# Task requirements
Return the lines where the word "this" occurs.

# Exercise input

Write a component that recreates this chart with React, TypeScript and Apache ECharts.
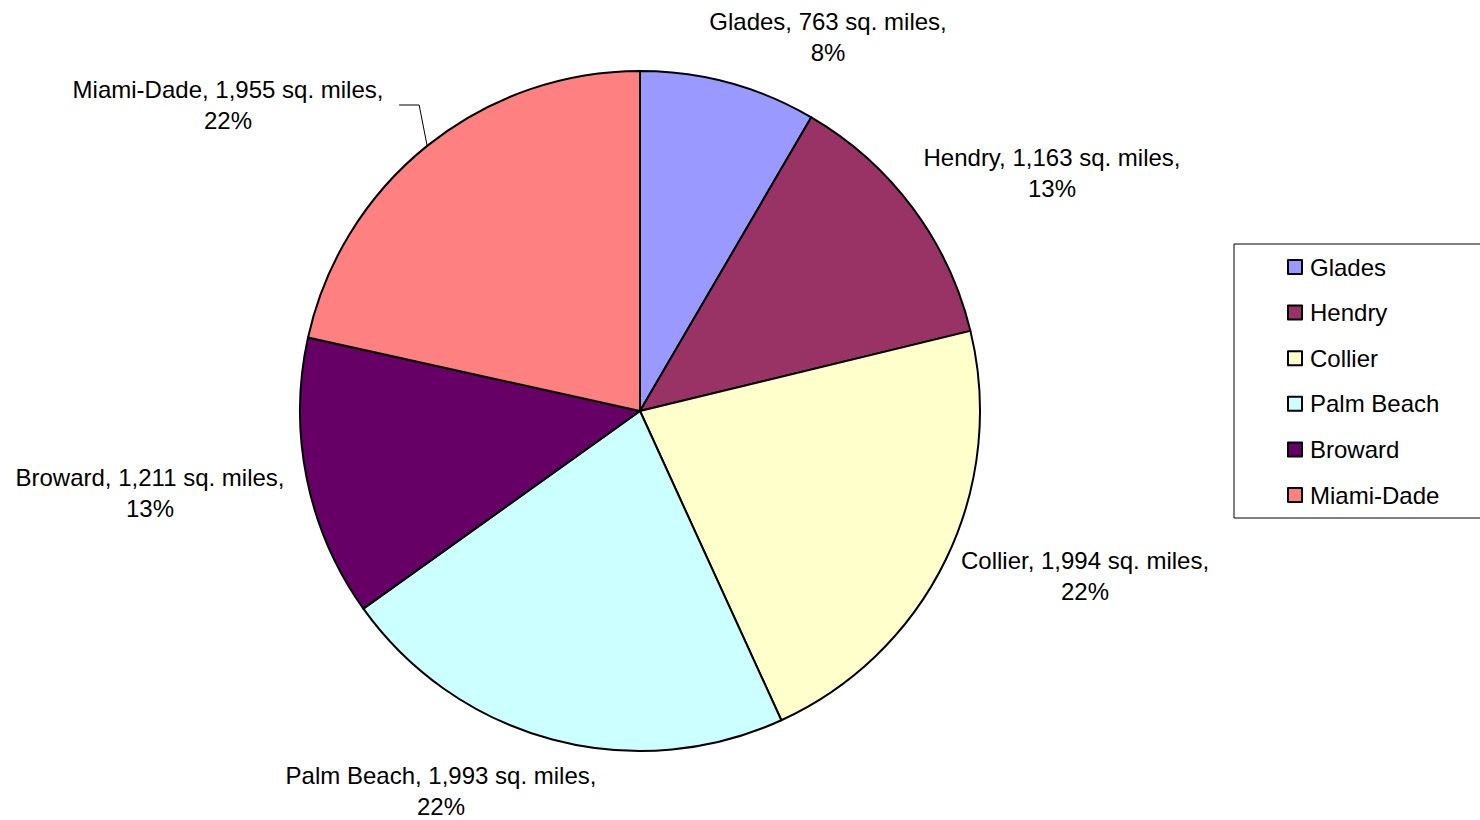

--

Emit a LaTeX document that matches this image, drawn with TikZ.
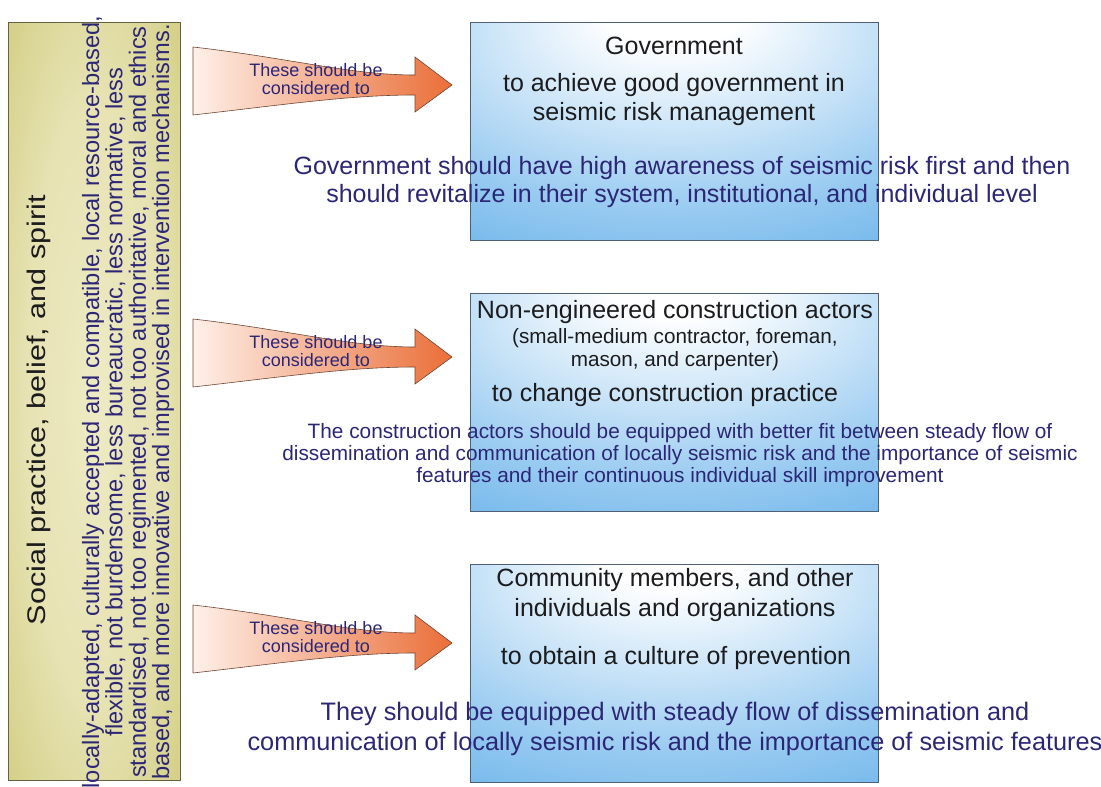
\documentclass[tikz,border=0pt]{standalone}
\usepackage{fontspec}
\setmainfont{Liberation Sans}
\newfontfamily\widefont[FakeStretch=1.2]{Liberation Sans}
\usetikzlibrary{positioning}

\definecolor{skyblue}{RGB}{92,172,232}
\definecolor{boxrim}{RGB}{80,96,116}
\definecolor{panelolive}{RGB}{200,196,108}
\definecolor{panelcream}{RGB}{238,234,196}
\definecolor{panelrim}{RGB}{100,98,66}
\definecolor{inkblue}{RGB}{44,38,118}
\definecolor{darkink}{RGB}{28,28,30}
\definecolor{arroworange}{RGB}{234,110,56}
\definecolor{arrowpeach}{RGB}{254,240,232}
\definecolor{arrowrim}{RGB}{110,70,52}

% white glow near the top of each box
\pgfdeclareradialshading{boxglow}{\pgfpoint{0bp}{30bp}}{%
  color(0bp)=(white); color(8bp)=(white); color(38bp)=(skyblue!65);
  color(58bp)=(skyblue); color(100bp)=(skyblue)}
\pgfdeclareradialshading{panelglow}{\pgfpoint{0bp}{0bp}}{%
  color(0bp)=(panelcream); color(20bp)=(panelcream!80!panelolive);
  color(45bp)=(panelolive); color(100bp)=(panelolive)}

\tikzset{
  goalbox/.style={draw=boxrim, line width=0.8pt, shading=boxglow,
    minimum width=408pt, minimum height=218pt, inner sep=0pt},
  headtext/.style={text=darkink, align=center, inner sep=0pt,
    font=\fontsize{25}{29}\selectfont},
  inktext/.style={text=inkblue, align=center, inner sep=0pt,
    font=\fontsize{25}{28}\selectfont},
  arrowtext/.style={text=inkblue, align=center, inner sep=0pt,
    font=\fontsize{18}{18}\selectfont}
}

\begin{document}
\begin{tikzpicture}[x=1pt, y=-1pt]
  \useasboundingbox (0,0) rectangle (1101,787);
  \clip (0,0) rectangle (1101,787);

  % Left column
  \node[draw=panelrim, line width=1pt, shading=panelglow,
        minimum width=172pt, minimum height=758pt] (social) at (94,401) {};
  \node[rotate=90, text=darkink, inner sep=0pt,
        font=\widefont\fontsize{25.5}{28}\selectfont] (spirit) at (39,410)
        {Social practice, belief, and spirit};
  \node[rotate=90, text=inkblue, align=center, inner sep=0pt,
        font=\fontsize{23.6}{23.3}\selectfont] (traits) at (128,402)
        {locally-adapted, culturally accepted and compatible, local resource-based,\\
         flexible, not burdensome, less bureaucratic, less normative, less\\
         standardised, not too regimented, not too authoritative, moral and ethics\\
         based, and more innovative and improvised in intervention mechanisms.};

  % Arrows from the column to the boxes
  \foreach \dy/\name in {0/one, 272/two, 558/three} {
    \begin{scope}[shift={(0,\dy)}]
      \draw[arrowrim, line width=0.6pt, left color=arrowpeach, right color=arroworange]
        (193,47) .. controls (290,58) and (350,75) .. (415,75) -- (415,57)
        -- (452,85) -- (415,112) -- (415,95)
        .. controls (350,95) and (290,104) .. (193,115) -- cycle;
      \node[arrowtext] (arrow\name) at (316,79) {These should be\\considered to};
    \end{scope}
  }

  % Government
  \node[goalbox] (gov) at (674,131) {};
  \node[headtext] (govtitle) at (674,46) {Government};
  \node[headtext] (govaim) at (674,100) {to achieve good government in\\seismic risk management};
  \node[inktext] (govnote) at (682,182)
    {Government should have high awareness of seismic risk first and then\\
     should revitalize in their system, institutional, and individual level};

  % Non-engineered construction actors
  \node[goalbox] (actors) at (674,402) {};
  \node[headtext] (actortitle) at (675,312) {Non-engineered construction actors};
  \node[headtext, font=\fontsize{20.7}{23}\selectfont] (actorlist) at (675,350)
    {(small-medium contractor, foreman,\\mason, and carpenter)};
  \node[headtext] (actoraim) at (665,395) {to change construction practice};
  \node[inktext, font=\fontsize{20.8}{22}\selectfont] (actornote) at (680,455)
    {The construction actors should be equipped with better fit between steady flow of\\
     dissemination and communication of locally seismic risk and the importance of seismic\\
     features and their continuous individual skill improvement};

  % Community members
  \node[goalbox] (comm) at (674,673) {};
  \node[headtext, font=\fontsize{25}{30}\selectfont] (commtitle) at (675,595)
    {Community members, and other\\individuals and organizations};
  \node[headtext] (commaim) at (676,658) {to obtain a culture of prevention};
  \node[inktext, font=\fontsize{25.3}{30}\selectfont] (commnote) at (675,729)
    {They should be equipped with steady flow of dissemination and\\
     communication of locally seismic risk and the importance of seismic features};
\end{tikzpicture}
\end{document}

# Written solution
Write a component that recreates this chart with React, TypeScript and Apache ECharts.
Emit a LaTeX document that matches this image, drawn with TikZ.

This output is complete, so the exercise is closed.